__WORK TO DO__:
Go through the listing and return every line with "React" in it.
--- BEGIN MATERIAL PROVIDED ---
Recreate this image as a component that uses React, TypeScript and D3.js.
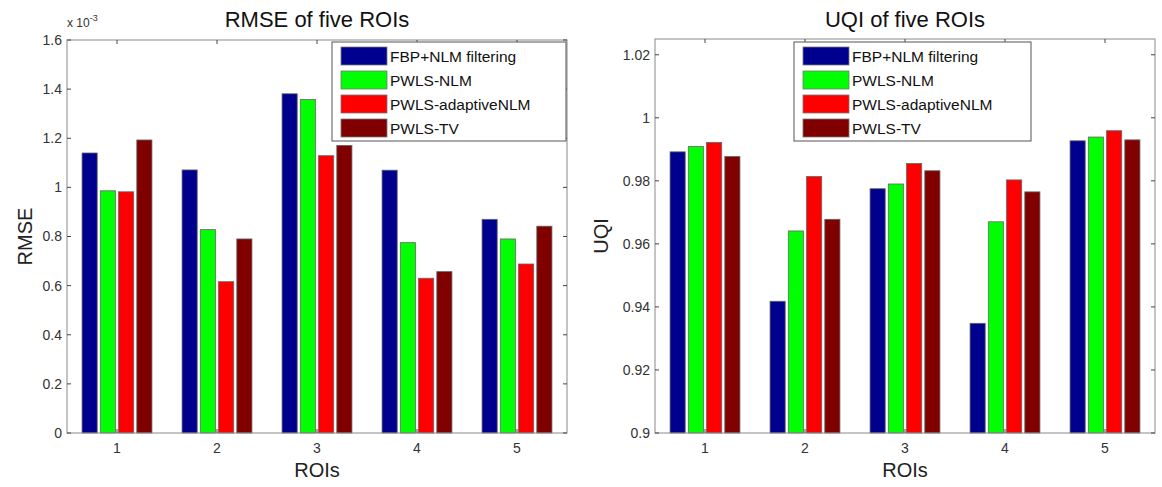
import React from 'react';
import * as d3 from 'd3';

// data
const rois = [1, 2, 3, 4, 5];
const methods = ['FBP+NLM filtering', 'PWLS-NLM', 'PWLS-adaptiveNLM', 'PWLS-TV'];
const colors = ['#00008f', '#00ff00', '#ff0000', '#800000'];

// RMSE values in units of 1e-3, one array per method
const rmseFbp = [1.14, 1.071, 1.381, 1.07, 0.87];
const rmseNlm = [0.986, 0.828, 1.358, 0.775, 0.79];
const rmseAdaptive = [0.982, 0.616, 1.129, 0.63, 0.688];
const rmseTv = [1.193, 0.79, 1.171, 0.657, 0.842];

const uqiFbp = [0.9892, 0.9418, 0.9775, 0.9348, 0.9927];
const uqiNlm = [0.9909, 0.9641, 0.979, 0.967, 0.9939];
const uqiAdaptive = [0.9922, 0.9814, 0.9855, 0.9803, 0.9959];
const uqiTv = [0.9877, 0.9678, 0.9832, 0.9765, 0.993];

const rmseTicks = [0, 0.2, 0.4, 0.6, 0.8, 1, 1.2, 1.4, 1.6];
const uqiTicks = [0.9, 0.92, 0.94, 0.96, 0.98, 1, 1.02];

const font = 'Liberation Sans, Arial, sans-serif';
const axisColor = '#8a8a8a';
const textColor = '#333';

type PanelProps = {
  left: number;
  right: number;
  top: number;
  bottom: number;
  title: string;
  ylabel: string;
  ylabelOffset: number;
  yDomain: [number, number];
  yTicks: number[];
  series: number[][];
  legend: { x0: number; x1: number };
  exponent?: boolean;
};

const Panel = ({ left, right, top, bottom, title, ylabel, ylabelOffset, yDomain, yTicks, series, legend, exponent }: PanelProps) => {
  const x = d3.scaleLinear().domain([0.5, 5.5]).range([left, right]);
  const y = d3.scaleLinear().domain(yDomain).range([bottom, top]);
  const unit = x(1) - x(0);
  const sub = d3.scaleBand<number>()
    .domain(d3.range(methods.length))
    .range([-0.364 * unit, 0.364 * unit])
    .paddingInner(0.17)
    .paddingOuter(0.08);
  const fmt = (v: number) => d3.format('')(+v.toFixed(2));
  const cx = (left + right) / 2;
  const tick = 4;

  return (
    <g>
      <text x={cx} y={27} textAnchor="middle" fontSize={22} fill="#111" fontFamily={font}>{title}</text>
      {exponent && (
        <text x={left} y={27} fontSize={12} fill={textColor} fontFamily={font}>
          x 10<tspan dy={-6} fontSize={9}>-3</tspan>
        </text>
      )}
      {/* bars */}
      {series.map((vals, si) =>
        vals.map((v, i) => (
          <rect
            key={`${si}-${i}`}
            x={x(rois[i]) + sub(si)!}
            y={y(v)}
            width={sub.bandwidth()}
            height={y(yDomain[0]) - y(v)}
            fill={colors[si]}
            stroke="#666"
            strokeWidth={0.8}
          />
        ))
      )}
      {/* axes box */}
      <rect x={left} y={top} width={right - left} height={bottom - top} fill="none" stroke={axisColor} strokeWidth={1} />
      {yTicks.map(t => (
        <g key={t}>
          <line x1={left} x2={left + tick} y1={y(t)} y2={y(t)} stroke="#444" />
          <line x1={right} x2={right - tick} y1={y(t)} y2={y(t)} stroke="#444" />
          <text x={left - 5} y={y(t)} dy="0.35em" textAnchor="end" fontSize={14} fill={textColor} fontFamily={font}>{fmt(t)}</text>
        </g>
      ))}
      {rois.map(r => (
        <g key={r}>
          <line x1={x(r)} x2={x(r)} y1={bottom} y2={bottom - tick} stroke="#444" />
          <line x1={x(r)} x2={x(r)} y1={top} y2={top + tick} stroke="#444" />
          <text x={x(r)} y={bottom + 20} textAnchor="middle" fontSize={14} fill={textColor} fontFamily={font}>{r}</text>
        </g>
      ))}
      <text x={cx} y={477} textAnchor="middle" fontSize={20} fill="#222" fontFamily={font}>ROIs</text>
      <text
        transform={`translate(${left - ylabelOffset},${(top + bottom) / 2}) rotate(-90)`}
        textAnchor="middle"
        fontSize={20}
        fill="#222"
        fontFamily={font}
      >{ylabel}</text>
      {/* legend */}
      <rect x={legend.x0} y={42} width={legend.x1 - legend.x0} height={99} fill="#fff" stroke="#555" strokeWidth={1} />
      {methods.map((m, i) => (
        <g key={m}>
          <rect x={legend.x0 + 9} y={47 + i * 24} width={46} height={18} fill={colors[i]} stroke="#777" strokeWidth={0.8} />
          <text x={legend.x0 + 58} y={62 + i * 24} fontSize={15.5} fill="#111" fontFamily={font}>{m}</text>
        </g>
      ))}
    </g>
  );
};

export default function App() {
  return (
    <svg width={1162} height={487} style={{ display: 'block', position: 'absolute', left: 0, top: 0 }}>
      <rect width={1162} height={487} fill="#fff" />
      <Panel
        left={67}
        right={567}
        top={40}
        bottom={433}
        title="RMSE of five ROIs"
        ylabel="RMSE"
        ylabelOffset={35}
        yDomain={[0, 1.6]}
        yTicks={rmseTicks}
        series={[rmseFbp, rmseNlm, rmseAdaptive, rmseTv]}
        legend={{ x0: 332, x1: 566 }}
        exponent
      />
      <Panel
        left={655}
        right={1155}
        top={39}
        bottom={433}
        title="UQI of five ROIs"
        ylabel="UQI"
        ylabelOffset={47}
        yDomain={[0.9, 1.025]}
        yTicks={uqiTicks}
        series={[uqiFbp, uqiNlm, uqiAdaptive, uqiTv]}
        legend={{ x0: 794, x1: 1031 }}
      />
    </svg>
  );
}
--- END MATERIAL PROVIDED ---
__RESPONSE__:
Recreate this image as a component that uses React, TypeScript and D3.js.
import React from 'react';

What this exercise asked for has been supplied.